Instructions to follow: Transcribe everything in the data word for word. Pictures are left out.
[Begin Raw data]
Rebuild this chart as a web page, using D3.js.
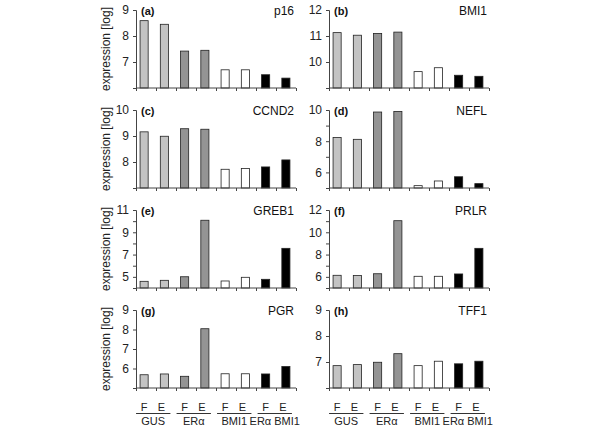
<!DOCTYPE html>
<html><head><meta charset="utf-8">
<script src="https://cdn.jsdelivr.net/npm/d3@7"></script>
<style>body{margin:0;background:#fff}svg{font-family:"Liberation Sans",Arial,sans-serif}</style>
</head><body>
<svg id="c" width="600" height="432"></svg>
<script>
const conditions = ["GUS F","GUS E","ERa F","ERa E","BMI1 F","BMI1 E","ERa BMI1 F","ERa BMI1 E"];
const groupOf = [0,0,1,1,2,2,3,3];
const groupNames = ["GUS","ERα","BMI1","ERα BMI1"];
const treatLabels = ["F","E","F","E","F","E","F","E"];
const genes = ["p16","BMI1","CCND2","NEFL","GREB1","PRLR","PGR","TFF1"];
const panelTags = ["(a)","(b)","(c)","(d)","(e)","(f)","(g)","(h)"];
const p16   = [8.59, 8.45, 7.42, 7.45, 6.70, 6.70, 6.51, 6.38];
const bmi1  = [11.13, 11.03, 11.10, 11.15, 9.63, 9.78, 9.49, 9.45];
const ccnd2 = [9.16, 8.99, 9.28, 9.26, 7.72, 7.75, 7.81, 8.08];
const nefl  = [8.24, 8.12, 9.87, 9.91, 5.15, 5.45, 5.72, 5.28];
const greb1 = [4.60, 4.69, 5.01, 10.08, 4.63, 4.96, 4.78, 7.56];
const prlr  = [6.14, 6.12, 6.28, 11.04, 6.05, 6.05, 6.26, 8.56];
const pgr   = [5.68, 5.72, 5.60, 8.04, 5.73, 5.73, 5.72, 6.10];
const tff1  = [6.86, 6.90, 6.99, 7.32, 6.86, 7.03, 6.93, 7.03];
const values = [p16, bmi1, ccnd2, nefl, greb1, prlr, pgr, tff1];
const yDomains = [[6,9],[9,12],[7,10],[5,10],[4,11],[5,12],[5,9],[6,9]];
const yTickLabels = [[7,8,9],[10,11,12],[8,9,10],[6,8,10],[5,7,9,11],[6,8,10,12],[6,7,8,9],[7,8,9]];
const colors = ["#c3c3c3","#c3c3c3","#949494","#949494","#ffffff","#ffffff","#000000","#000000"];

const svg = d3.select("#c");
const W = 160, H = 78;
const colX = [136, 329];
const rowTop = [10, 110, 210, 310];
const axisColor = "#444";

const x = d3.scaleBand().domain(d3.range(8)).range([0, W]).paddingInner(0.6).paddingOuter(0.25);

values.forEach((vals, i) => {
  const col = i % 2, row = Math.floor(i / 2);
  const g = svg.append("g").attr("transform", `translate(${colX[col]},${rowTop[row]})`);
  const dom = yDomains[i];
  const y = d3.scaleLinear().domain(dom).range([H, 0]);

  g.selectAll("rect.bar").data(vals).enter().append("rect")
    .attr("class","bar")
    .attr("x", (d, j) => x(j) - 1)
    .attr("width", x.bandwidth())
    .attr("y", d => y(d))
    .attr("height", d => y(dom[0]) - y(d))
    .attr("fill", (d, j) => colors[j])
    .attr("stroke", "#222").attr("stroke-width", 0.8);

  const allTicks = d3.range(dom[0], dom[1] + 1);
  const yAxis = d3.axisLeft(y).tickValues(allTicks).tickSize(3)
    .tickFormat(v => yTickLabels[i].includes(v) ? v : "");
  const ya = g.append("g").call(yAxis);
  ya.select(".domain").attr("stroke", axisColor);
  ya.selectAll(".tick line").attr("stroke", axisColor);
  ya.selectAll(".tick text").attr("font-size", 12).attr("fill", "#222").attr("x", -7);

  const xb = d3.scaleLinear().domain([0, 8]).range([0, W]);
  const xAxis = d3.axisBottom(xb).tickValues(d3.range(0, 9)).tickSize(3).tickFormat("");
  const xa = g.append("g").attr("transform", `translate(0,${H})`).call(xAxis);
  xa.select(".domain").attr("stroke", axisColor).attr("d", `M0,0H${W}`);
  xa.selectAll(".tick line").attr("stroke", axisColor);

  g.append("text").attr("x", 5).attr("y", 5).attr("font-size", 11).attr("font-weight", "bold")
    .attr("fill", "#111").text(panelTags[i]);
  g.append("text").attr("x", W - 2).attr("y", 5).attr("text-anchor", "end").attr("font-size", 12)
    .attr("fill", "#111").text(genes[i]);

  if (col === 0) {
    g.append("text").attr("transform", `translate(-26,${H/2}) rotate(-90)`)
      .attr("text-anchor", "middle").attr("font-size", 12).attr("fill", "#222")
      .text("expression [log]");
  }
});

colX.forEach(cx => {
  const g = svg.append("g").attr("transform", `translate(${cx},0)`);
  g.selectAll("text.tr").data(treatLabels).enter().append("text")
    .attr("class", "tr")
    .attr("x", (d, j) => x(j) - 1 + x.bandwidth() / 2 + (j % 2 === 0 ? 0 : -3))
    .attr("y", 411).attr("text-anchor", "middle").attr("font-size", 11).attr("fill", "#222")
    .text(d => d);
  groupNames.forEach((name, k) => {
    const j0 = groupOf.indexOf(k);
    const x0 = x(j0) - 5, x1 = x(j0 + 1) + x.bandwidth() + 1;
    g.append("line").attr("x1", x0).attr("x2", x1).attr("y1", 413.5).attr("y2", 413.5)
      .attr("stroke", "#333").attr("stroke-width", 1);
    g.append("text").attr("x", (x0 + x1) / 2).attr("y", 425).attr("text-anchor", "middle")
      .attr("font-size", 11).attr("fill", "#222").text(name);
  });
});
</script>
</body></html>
[End Raw data]
Response for this exercise:
Rebuild this chart as a web page, using D3.js.
<!DOCTYPE html>
<html><head><meta charset="utf-8">
<script src="https://cdn.jsdelivr.net/npm/d3@7"></script>
<style>body{margin:0;background:#fff}svg{font-family:"Liberation Sans",Arial,sans-serif}</style>
</head><body>
<svg id="c" width="600" height="432"></svg>
<script>
const conditions = ["GUS F","GUS E","ERa F","ERa E","BMI1 F","BMI1 E","ERa BMI1 F","ERa BMI1 E"];
const groupOf = [0,0,1,1,2,2,3,3];
const groupNames = ["GUS","ERα","BMI1","ERα BMI1"];
const treatLabels = ["F","E","F","E","F","E","F","E"];
const genes = ["p16","BMI1","CCND2","NEFL","GREB1","PRLR","PGR","TFF1"];
const panelTags = ["(a)","(b)","(c)","(d)","(e)","(f)","(g)","(h)"];
const p16   = [8.59, 8.45, 7.42, 7.45, 6.70, 6.70, 6.51, 6.38];
const bmi1  = [11.13, 11.03, 11.10, 11.15, 9.63, 9.78, 9.49, 9.45];
const ccnd2 = [9.16, 8.99, 9.28, 9.26, 7.72, 7.75, 7.81, 8.08];
const nefl  = [8.24, 8.12, 9.87, 9.91, 5.15, 5.45, 5.72, 5.28];
const greb1 = [4.60, 4.69, 5.01, 10.08, 4.63, 4.96, 4.78, 7.56];
const prlr  = [6.14, 6.12, 6.28, 11.04, 6.05, 6.05, 6.26, 8.56];
const pgr   = [5.68, 5.72, 5.60, 8.04, 5.73, 5.73, 5.72, 6.10];
const tff1  = [6.86, 6.90, 6.99, 7.32, 6.86, 7.03, 6.93, 7.03];
const values = [p16, bmi1, ccnd2, nefl, greb1, prlr, pgr, tff1];
const yDomains = [[6,9],[9,12],[7,10],[5,10],[4,11],[5,12],[5,9],[6,9]];
const yTickLabels = [[7,8,9],[10,11,12],[8,9,10],[6,8,10],[5,7,9,11],[6,8,10,12],[6,7,8,9],[7,8,9]];
const colors = ["#c3c3c3","#c3c3c3","#949494","#949494","#ffffff","#ffffff","#000000","#000000"];

const svg = d3.select("#c");
const W = 160, H = 78;
const colX = [136, 329];
const rowTop = [10, 110, 210, 310];
const axisColor = "#444";

const x = d3.scaleBand().domain(d3.range(8)).range([0, W]).paddingInner(0.6).paddingOuter(0.25);

values.forEach((vals, i) => {
  const col = i % 2, row = Math.floor(i / 2);
  const g = svg.append("g").attr("transform", `translate(${colX[col]},${rowTop[row]})`);
  const dom = yDomains[i];
  const y = d3.scaleLinear().domain(dom).range([H, 0]);

  g.selectAll("rect.bar").data(vals).enter().append("rect")
    .attr("class","bar")
    .attr("x", (d, j) => x(j) - 1)
    .attr("width", x.bandwidth())
    .attr("y", d => y(d))
    .attr("height", d => y(dom[0]) - y(d))
    .attr("fill", (d, j) => colors[j])
    .attr("stroke", "#222").attr("stroke-width", 0.8);

  const allTicks = d3.range(dom[0], dom[1] + 1);
  const yAxis = d3.axisLeft(y).tickValues(allTicks).tickSize(3)
    .tickFormat(v => yTickLabels[i].includes(v) ? v : "");
  const ya = g.append("g").call(yAxis);
  ya.select(".domain").attr("stroke", axisColor);
  ya.selectAll(".tick line").attr("stroke", axisColor);
  ya.selectAll(".tick text").attr("font-size", 12).attr("fill", "#222").attr("x", -7);

  const xb = d3.scaleLinear().domain([0, 8]).range([0, W]);
  const xAxis = d3.axisBottom(xb).tickValues(d3.range(0, 9)).tickSize(3).tickFormat("");
  const xa = g.append("g").attr("transform", `translate(0,${H})`).call(xAxis);
  xa.select(".domain").attr("stroke", axisColor).attr("d", `M0,0H${W}`);
  xa.selectAll(".tick line").attr("stroke", axisColor);

  g.append("text").attr("x", 5).attr("y", 5).attr("font-size", 11).attr("font-weight", "bold")
    .attr("fill", "#111").text(panelTags[i]);
  g.append("text").attr("x", W - 2).attr("y", 5).attr("text-anchor", "end").attr("font-size", 12)
    .attr("fill", "#111").text(genes[i]);

  if (col === 0) {
    g.append("text").attr("transform", `translate(-26,${H/2}) rotate(-90)`)
      .attr("text-anchor", "middle").attr("font-size", 12).attr("fill", "#222")
      .text("expression [log]");
  }
});

colX.forEach(cx => {
  const g = svg.append("g").attr("transform", `translate(${cx},0)`);
  g.selectAll("text.tr").data(treatLabels).enter().append("text")
    .attr("class", "tr")
    .attr("x", (d, j) => x(j) - 1 + x.bandwidth() / 2 + (j % 2 === 0 ? 0 : -3))
    .attr("y", 411).attr("text-anchor", "middle").attr("font-size", 11).attr("fill", "#222")
    .text(d => d);
  groupNames.forEach((name, k) => {
    const j0 = groupOf.indexOf(k);
    const x0 = x(j0) - 5, x1 = x(j0 + 1) + x.bandwidth() + 1;
    g.append("line").attr("x1", x0).attr("x2", x1).attr("y1", 413.5).attr("y2", 413.5)
      .attr("stroke", "#333").attr("stroke-width", 1);
    g.append("text").attr("x", (x0 + x1) / 2).attr("y", 425).attr("text-anchor", "middle")
      .attr("font-size", 11).attr("fill", "#222").text(name);
  });
});
</script>
</body></html>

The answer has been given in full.